*Collected data:*
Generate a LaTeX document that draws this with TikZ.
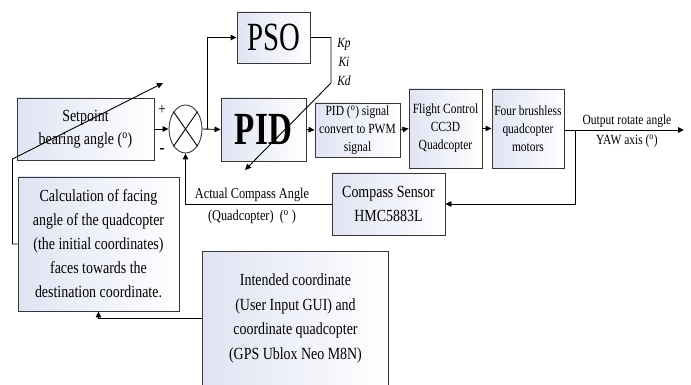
\documentclass[tikz,border=0pt]{standalone}
\usepackage{fontspec}
\setmainfont[FakeStretch=0.82]{Liberation Serif}
\newfontfamily\bigfnt[FakeStretch=0.72]{Liberation Serif}
\usetikzlibrary{arrows.meta,shapes.geometric}
\definecolor{boxl}{RGB}{224,227,243}
\definecolor{edge}{RGB}{55,55,55}
\newcommand\fsz[2]{\fontsize{#1}{#2}\selectfont}
\tikzset{
  blk/.style={draw=edge, line width=0.9pt, left color=boxl, right color=white,
    inner sep=0pt, align=center, text=black},
  arr/.style={line width=0.9pt, -{Triangle[length=6pt,width=5.5pt]}},
  ln/.style={line width=0.9pt},
}
\begin{document}
\begin{tikzpicture}[x=1pt,y=-1pt]
\useasboundingbox[fill=white] (0,0) rectangle (691,385);

% blocks
\node[blk, minimum width=137pt, minimum height=62pt, font=\fsz{17}{23}] (setp) at (85.5,129)
  {Setpoint\\bearing angle (\textsuperscript{o})};
\node[draw=edge, line width=0.9pt, ellipse, minimum width=33pt, minimum height=48pt,
  inner sep=0pt, fill=white] (sum) at (185.5,129) {};
\draw[ln] (sum.north west) -- (sum.south east);
\draw[ln] (sum.north east) -- (sum.south west);
\node[blk, minimum width=73pt, minimum height=51pt, font=\bigfnt\fsz{40}{40}] (pso) at (273.5,37.5) {PSO};
\node[blk, minimum width=85pt, minimum height=63pt, font=\bigfnt\bfseries\fsz{46}{46}] (pid) at (263.5,129.5) {PID};
\node[blk, minimum width=85pt, minimum height=54pt, font=\fsz{14}{18}] (conv) at (357.5,130)
  {PID (\textsuperscript{o}) signal\\convert to PWM\\signal};
\node[blk, minimum width=73pt, minimum height=79pt, font=\fsz{14}{18}] (fc) at (445.5,128.5)
  {Flight Control\\CC3D\\Quadcopter};
\node[blk, minimum width=72pt, minimum height=79pt, font=\fsz{14}{18}] (mot) at (528,128.5)
  {Four brushless\\quadcopter\\motors};
\node[blk, minimum width=113pt, minimum height=62pt, font=\fsz{17}{24}] (comp) at (388.5,204)
  {Compass Sensor\\HMC5883L};
\node[blk, minimum width=161pt, minimum height=134pt, font=\fsz{17}{24}] (calc) at (98.5,244)
  {Calculation of facing\\angle of the quadcopter\\(the initial coordinates)\\faces towards the\\destination coordinate.};
\node[blk, draw=none, minimum width=185pt, minimum height=133pt, font=\fsz{17}{24.5}] (gps) at (295.5,318.5)
  {Intended coordinate\\(User Input GUI) and\\coordinate quadcopter\\(GPS Ublox Neo M8N)};
\draw[ln, draw=edge] (gps.south west) -- (gps.north west) -- (gps.north east) -- (gps.south east);

% labels
\node[font=\fsz{16}{16}] (plus) at (162,110) {+};
\node[font=\bfseries\fsz{18}{18}] (minus) at (162,151) {-};
\node[font=\itshape\fsz{14}{19}, align=center] (gains) at (344,62) {Kp\\Ki\\Kd};
\node[font=\fsz{14}{20}, align=center] (outtxt) at (627,131) {Output rotate angle\\YAW axis (\textsuperscript{o})};
\node[font=\fsz{15}{22}, align=center] (acttxt) at (252,206) {Actual Compass Angle\\(Quadcopter)\ \ (\textsuperscript{o} )};

% coordinates
\coordinate (br) at (207,129);
\coordinate (kc1) at (331,37.5);
\coordinate (kc2) at (331,83);
\coordinate (ktip) at (245,170);
\coordinate (outend) at (684,130);
\coordinate (fbk) at (575,130);
\coordinate (lft1) at (12.5,244);
\coordinate (lft2) at (12.5,159);
\coordinate (stip) at (163,83);

% connectors
\draw[arr] (setp.east) -- (sum.west);
\draw[arr] (sum.east) -- (pid.west);
\draw[arr] (br) |- (pso.west);
\draw[arr] (pso.east) -- (kc1) -- (kc2) -- (ktip);
\draw[arr] (pid.east) -- (conv.west);
\draw[arr] (conv.east) -- (fc.west);
\draw[arr] (fc.east) -- (mot.west);
\draw[arr] (mot.east |- outend) -- (outend);
\draw[arr] (fbk) |- (comp.east);
\draw[arr] (comp.west) -| (sum.south);
\draw[arr] (calc.west) -- (lft1) -- (lft2) -- (stip);
\draw[arr] (gps.west) -| (calc.south);
\end{tikzpicture}
\end{document}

*Task requirements:*
Print, exactly as written, the lines above from the first one to the one containing "(0,0) rectangle (691,385);". Leave out pictures.

*Response to this task:*
Generate a LaTeX document that draws this with TikZ.
\documentclass[tikz,border=0pt]{standalone}
\usepackage{fontspec}
\setmainfont[FakeStretch=0.82]{Liberation Serif}
\newfontfamily\bigfnt[FakeStretch=0.72]{Liberation Serif}
\usetikzlibrary{arrows.meta,shapes.geometric}
\definecolor{boxl}{RGB}{224,227,243}
\definecolor{edge}{RGB}{55,55,55}
\newcommand\fsz[2]{\fontsize{#1}{#2}\selectfont}
\tikzset{
  blk/.style={draw=edge, line width=0.9pt, left color=boxl, right color=white,
    inner sep=0pt, align=center, text=black},
  arr/.style={line width=0.9pt, -{Triangle[length=6pt,width=5.5pt]}},
  ln/.style={line width=0.9pt},
}
\begin{document}
\begin{tikzpicture}[x=1pt,y=-1pt]
\useasboundingbox[fill=white] (0,0) rectangle (691,385);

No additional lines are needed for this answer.